What you need to do: Give every line again exactly as it appears, please, but not the pictures.

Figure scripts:
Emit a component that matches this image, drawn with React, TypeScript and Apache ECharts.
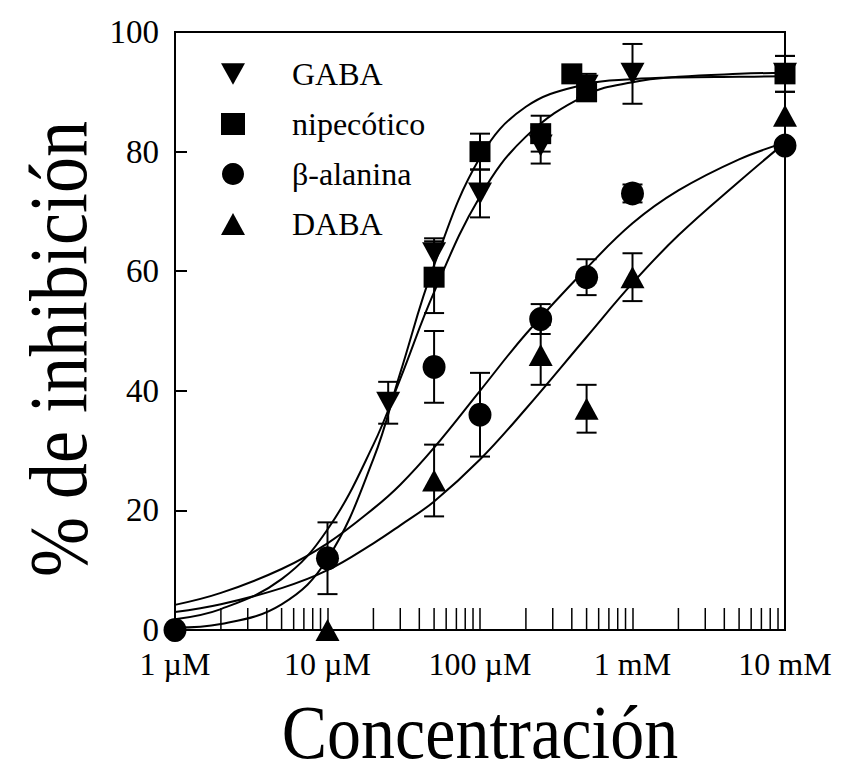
import React, { useEffect, useRef } from "react";
import * as echarts from "echarts";

// Measured points (concentration in µM, % inhibition, ± error)
const gabaX = [25, 50, 100, 250, 500, 1000, 10000];
const gabaY = [38, 63, 73, 81, 91, 93, 93];
const gabaErr = [3.5, 2.5, 4, 3, 2, 5, 3];

const nipX = [50, 100, 250, 400, 500, 10000];
const nipY = [59, 80, 83, 93, 90, 93];
const nipErr = [6, 3, 3, 0, 1, 3];

const betaX = [1, 10, 50, 100, 250, 500, 1000, 10000];
const betaY = [0, 12, 44, 36, 52, 59, 73, 81];
const betaErr = [0, 6, 6, 7, 2.5, 3, 1.5, 0];

const dabaX = [10, 50, 250, 500, 1000, 10000];
const dabaY = [0, 25, 46, 37, 59, 86];
const dabaErr = [0, 6, 5, 4, 4, 0];

// Fitted curves
const curveX = [1, 2, 5, 10, 20, 30, 50, 100, 200, 500, 1000, 2000, 5000, 10000];
const gabaFit = [1.8, 3.5, 8.5, 16.8, 31, 42, 56.5, 72.5, 82.5, 89.5, 91.6, 92.5, 93, 93.2];
const nipFit = [0.4, 1.0, 4.3, 11.9, 28.6, 43, 61, 79, 87.5, 91.3, 92.1, 92.4, 92.5, 92.6];
const betaFit = [4.2, 6.2, 10.2, 14.5, 20.3, 24.3, 30.5, 40, 49.5, 60.5, 68, 73.5, 78.7, 81.5];
const dabaFit = [3, 4.3, 7, 10, 14.5, 17.5, 21.5, 28.5, 37, 49, 58, 66, 75, 81.5];

// Axis ticks and labels
const xTickValues = [1, 10, 100, 1000, 10000];
const xTickLabels = ["1 µM", "10 µM", "100 µM", "1 mM", "10 mM"];
const minorTickValues = [
  2, 3, 4, 5, 6, 7, 8, 9,
  20, 30, 40, 50, 60, 70, 80, 90,
  200, 300, 400, 500, 600, 700, 800, 900,
  2000, 3000, 4000, 5000, 6000, 7000, 8000, 9000,
];

const seriesNames = ["GABA", "nipecótico", "β-alanina", "DABA"];

const FONT = '"Liberation Serif", "Times New Roman", serif';
const DOWN_TRI = "path://M0,0L20,0L10,18Z";

function pairs(xs: number[], ys: number[]) {
  return xs.map((x, i) => [x, ys[i]]);
}
function errData(xs: number[], ys: number[], es: number[]) {
  return xs
    .map((x, i) => [x, ys[i] - es[i], ys[i] + es[i]])
    .filter((d) => d[2] - d[1] > 0);
}

const errRender = (params: any, api: any) => {
  const x = api.value(0);
  const lo = api.coord([x, api.value(1)]);
  const hi = api.coord([x, api.value(2)]);
  const w = 10;
  const st = { stroke: "#000", lineWidth: 2 };
  return {
    type: "group",
    children: [
      { type: "line", shape: { x1: lo[0], y1: lo[1], x2: hi[0], y2: hi[1] }, style: st },
      { type: "line", shape: { x1: lo[0] - w, y1: lo[1], x2: lo[0] + w, y2: lo[1] }, style: st },
      { type: "line", shape: { x1: hi[0] - w, y1: hi[1], x2: hi[0] + w, y2: hi[1] }, style: st },
    ],
  };
};

const minorRender = (params: any, api: any) => {
  const p = api.coord([api.value(0), 0]);
  return {
    type: "line",
    shape: { x1: p[0], y1: p[1], x2: p[0], y2: p[1] - 22 },
    style: { stroke: "#000", lineWidth: 1.5 },
  };
};

export default function App() {
  const ref = useRef<HTMLDivElement>(null);

  useEffect(() => {
    if (!ref.current) return;
    const chart = echarts.init(ref.current, null, { renderer: "svg" });

    const errSeries = (xs: number[], ys: number[], es: number[]) => ({
      type: "custom",
      renderItem: errRender,
      data: errData(xs, ys, es),
      encode: { x: 0, y: [1, 2] },
      z: 2,
      silent: true,
      clip: false,
    });
    const fitSeries = (ys: number[]) => ({
      type: "line",
      data: pairs(curveX, ys),
      smooth: 0.4,
      showSymbol: false,
      symbol: "none",
      lineStyle: { color: "#000", width: 2 },
      z: 1,
      silent: true,
    });
    const scatter = (name: string, xs: number[], ys: number[], symbol: string, size: any) => ({
      name,
      type: "scatter",
      data: pairs(xs, ys),
      symbol,
      symbolSize: size,
      itemStyle: { color: "#000", opacity: 1 },
      z: 3,
      clip: false,
    });

    chart.setOption({
      animation: false,
      backgroundColor: "#fff",
      grid: {
        left: 175,
        right: 61,
        top: 32,
        bottom: 146,
        show: true,
        borderColor: "#000",
        borderWidth: 2,
      },
      legend: {
        orient: "vertical",
        left: 216,
        top: 53,
        itemWidth: 24,
        itemHeight: 22,
        itemGap: 18,
        data: seriesNames,
        itemStyle: { opacity: 1 },
        textStyle: { fontFamily: FONT, fontSize: 32, color: "#000", padding: [0, 0, 0, 42] },
      },
      xAxis: {
        type: "log",
        logBase: 10,
        min: 1,
        max: 10000,
        axisLine: { show: true, lineStyle: { color: "#000", width: 2 } },
        axisTick: { show: true, inside: true, length: 22, lineStyle: { color: "#000", width: 1.5 } },
        splitLine: { show: false },
        minorTick: { show: false },
        axisLabel: {
          color: "#000",
          fontFamily: FONT,
          fontSize: 32,
          margin: 18,
          formatter: (v: number) => {
            const i = xTickValues.indexOf(Math.round(v));
            return i >= 0 ? xTickLabels[i] : "";
          },
        },
      },
      yAxis: {
        type: "value",
        min: 0,
        max: 100,
        interval: 20,
        axisLine: { show: true, lineStyle: { color: "#000", width: 2 } },
        axisTick: { show: true, inside: true, length: 12, lineStyle: { color: "#000", width: 2 } },
        splitLine: { show: false },
        axisLabel: { color: "#000", fontFamily: FONT, fontSize: 33, margin: 16 },
      },
      graphic: [
        {
          type: "text",
          x: 58,
          y: 349,
          rotation: Math.PI / 2,
          scaleY: 1.15,
          style: {
            text: "% de inhibición",
            font: `72px ${FONT}`,
            fill: "#000",
            textAlign: "center",
            textVerticalAlign: "middle",
          },
        },
        {
          type: "text",
          x: 480,
          y: 733,
          scaleY: 1.12,
          style: {
            text: "Concentración",
            font: `68px ${FONT}`,
            fill: "#000",
            textAlign: "center",
            textVerticalAlign: "middle",
          },
        },
      ],
      series: [
        fitSeries(gabaFit),
        fitSeries(nipFit),
        fitSeries(betaFit),
        fitSeries(dabaFit),
        errSeries(gabaX, gabaY, gabaErr),
        errSeries(nipX, nipY, nipErr),
        errSeries(betaX, betaY, betaErr),
        errSeries(dabaX, dabaY, dabaErr),
        scatter("GABA", gabaX, gabaY, DOWN_TRI, [24, 22]),
        scatter("nipecótico", nipX, nipY, "rect", [21, 21]),
        scatter("β-alanina", betaX, betaY, "circle", [23, 24]),
        scatter("DABA", dabaX, dabaY, "triangle", [24, 22]),
        {
          type: "custom",
          renderItem: minorRender,
          data: minorTickValues.map((v) => [v, 0]),
          encode: { x: 0, y: 1 },
          z: 4,
          silent: true,
          clip: false,
        },
      ],
    });

    return () => chart.dispose();
  }, []);

  return (
    <div
      ref={ref}
      style={{ position: "fixed", left: 0, top: 0, width: 846, height: 776, background: "#fff" }}
    />
  );
}
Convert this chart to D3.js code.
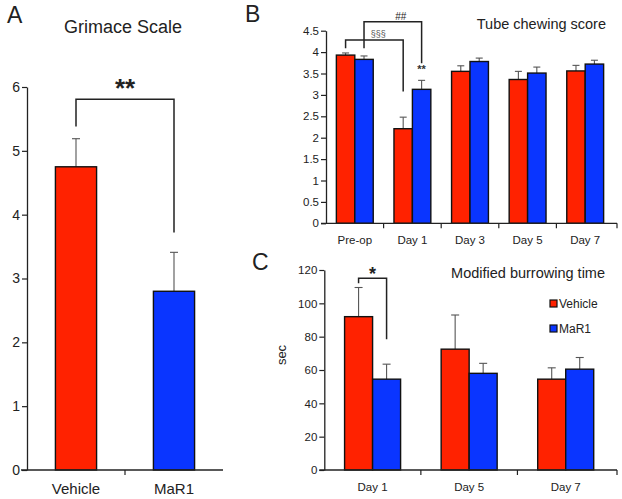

Reply to the task:
Emit a component that matches this image, drawn with React, TypeScript and Apache ECharts.
import React, { useEffect, useRef } from "react";
import * as echarts from "echarts";

// Measured points (concentration in µM, % inhibition, ± error)
const gabaX = [25, 50, 100, 250, 500, 1000, 10000];
const gabaY = [38, 63, 73, 81, 91, 93, 93];
const gabaErr = [3.5, 2.5, 4, 3, 2, 5, 3];

const nipX = [50, 100, 250, 400, 500, 10000];
const nipY = [59, 80, 83, 93, 90, 93];
const nipErr = [6, 3, 3, 0, 1, 3];

const betaX = [1, 10, 50, 100, 250, 500, 1000, 10000];
const betaY = [0, 12, 44, 36, 52, 59, 73, 81];
const betaErr = [0, 6, 6, 7, 2.5, 3, 1.5, 0];

const dabaX = [10, 50, 250, 500, 1000, 10000];
const dabaY = [0, 25, 46, 37, 59, 86];
const dabaErr = [0, 6, 5, 4, 4, 0];

// Fitted curves
const curveX = [1, 2, 5, 10, 20, 30, 50, 100, 200, 500, 1000, 2000, 5000, 10000];
const gabaFit = [1.8, 3.5, 8.5, 16.8, 31, 42, 56.5, 72.5, 82.5, 89.5, 91.6, 92.5, 93, 93.2];
const nipFit = [0.4, 1.0, 4.3, 11.9, 28.6, 43, 61, 79, 87.5, 91.3, 92.1, 92.4, 92.5, 92.6];
const betaFit = [4.2, 6.2, 10.2, 14.5, 20.3, 24.3, 30.5, 40, 49.5, 60.5, 68, 73.5, 78.7, 81.5];
const dabaFit = [3, 4.3, 7, 10, 14.5, 17.5, 21.5, 28.5, 37, 49, 58, 66, 75, 81.5];

// Axis ticks and labels
const xTickValues = [1, 10, 100, 1000, 10000];
const xTickLabels = ["1 µM", "10 µM", "100 µM", "1 mM", "10 mM"];
const minorTickValues = [
  2, 3, 4, 5, 6, 7, 8, 9,
  20, 30, 40, 50, 60, 70, 80, 90,
  200, 300, 400, 500, 600, 700, 800, 900,
  2000, 3000, 4000, 5000, 6000, 7000, 8000, 9000,
];

const seriesNames = ["GABA", "nipecótico", "β-alanina", "DABA"];

const FONT = '"Liberation Serif", "Times New Roman", serif';
const DOWN_TRI = "path://M0,0L20,0L10,18Z";

function pairs(xs: number[], ys: number[]) {
  return xs.map((x, i) => [x, ys[i]]);
}
function errData(xs: number[], ys: number[], es: number[]) {
  return xs
    .map((x, i) => [x, ys[i] - es[i], ys[i] + es[i]])
    .filter((d) => d[2] - d[1] > 0);
}

const errRender = (params: any, api: any) => {
  const x = api.value(0);
  const lo = api.coord([x, api.value(1)]);
  const hi = api.coord([x, api.value(2)]);
  const w = 10;
  const st = { stroke: "#000", lineWidth: 2 };
  return {
    type: "group",
    children: [
      { type: "line", shape: { x1: lo[0], y1: lo[1], x2: hi[0], y2: hi[1] }, style: st },
      { type: "line", shape: { x1: lo[0] - w, y1: lo[1], x2: lo[0] + w, y2: lo[1] }, style: st },
      { type: "line", shape: { x1: hi[0] - w, y1: hi[1], x2: hi[0] + w, y2: hi[1] }, style: st },
    ],
  };
};

const minorRender = (params: any, api: any) => {
  const p = api.coord([api.value(0), 0]);
  return {
    type: "line",
    shape: { x1: p[0], y1: p[1], x2: p[0], y2: p[1] - 22 },
    style: { stroke: "#000", lineWidth: 1.5 },
  };
};

export default function App() {
  const ref = useRef<HTMLDivElement>(null);

  useEffect(() => {
    if (!ref.current) return;
    const chart = echarts.init(ref.current, null, { renderer: "svg" });

    const errSeries = (xs: number[], ys: number[], es: number[]) => ({
      type: "custom",
      renderItem: errRender,
      data: errData(xs, ys, es),
      encode: { x: 0, y: [1, 2] },
      z: 2,
      silent: true,
      clip: false,
    });
    const fitSeries = (ys: number[]) => ({
      type: "line",
      data: pairs(curveX, ys),
      smooth: 0.4,
      showSymbol: false,
      symbol: "none",
      lineStyle: { color: "#000", width: 2 },
      z: 1,
      silent: true,
    });
    const scatter = (name: string, xs: number[], ys: number[], symbol: string, size: any) => ({
      name,
      type: "scatter",
      data: pairs(xs, ys),
      symbol,
      symbolSize: size,
      itemStyle: { color: "#000", opacity: 1 },
      z: 3,
      clip: false,
    });

    chart.setOption({
      animation: false,
      backgroundColor: "#fff",
      grid: {
        left: 175,
        right: 61,
        top: 32,
        bottom: 146,
        show: true,
        borderColor: "#000",
        borderWidth: 2,
      },
      legend: {
        orient: "vertical",
        left: 216,
        top: 53,
        itemWidth: 24,
        itemHeight: 22,
        itemGap: 18,
        data: seriesNames,
        itemStyle: { opacity: 1 },
        textStyle: { fontFamily: FONT, fontSize: 32, color: "#000", padding: [0, 0, 0, 42] },
      },
      xAxis: {
        type: "log",
        logBase: 10,
        min: 1,
        max: 10000,
        axisLine: { show: true, lineStyle: { color: "#000", width: 2 } },
        axisTick: { show: true, inside: true, length: 22, lineStyle: { color: "#000", width: 1.5 } },
        splitLine: { show: false },
        minorTick: { show: false },
        axisLabel: {
          color: "#000",
          fontFamily: FONT,
          fontSize: 32,
          margin: 18,
          formatter: (v: number) => {
            const i = xTickValues.indexOf(Math.round(v));
            return i >= 0 ? xTickLabels[i] : "";
          },
        },
      },
      yAxis: {
        type: "value",
        min: 0,
        max: 100,
        interval: 20,
        axisLine: { show: true, lineStyle: { color: "#000", width: 2 } },
        axisTick: { show: true, inside: true, length: 12, lineStyle: { color: "#000", width: 2 } },
        splitLine: { show: false },
        axisLabel: { color: "#000", fontFamily: FONT, fontSize: 33, margin: 16 },
      },
      graphic: [
        {
          type: "text",
          x: 58,
          y: 349,
          rotation: Math.PI / 2,
          scaleY: 1.15,
          style: {
            text: "% de inhibición",
            font: `72px ${FONT}`,
            fill: "#000",
            textAlign: "center",
            textVerticalAlign: "middle",
          },
        },
        {
          type: "text",
          x: 480,
          y: 733,
          scaleY: 1.12,
          style: {
            text: "Concentración",
            font: `68px ${FONT}`,
            fill: "#000",
            textAlign: "center",
            textVerticalAlign: "middle",
          },
        },
      ],
      series: [
        fitSeries(gabaFit),
        fitSeries(nipFit),
        fitSeries(betaFit),
        fitSeries(dabaFit),
        errSeries(gabaX, gabaY, gabaErr),
        errSeries(nipX, nipY, nipErr),
        errSeries(betaX, betaY, betaErr),
        errSeries(dabaX, dabaY, dabaErr),
        scatter("GABA", gabaX, gabaY, DOWN_TRI, [24, 22]),
        scatter("nipecótico", nipX, nipY, "rect", [21, 21]),
        scatter("β-alanina", betaX, betaY, "circle", [23, 24]),
        scatter("DABA", dabaX, dabaY, "triangle", [24, 22]),
        {
          type: "custom",
          renderItem: minorRender,
          data: minorTickValues.map((v) => [v, 0]),
          encode: { x: 0, y: 1 },
          z: 4,
          silent: true,
          clip: false,
        },
      ],
    });

    return () => chart.dispose();
  }, []);

  return (
    <div
      ref={ref}
      style={{ position: "fixed", left: 0, top: 0, width: 846, height: 776, background: "#fff" }}
    />
  );
}
Convert this chart to D3.js code.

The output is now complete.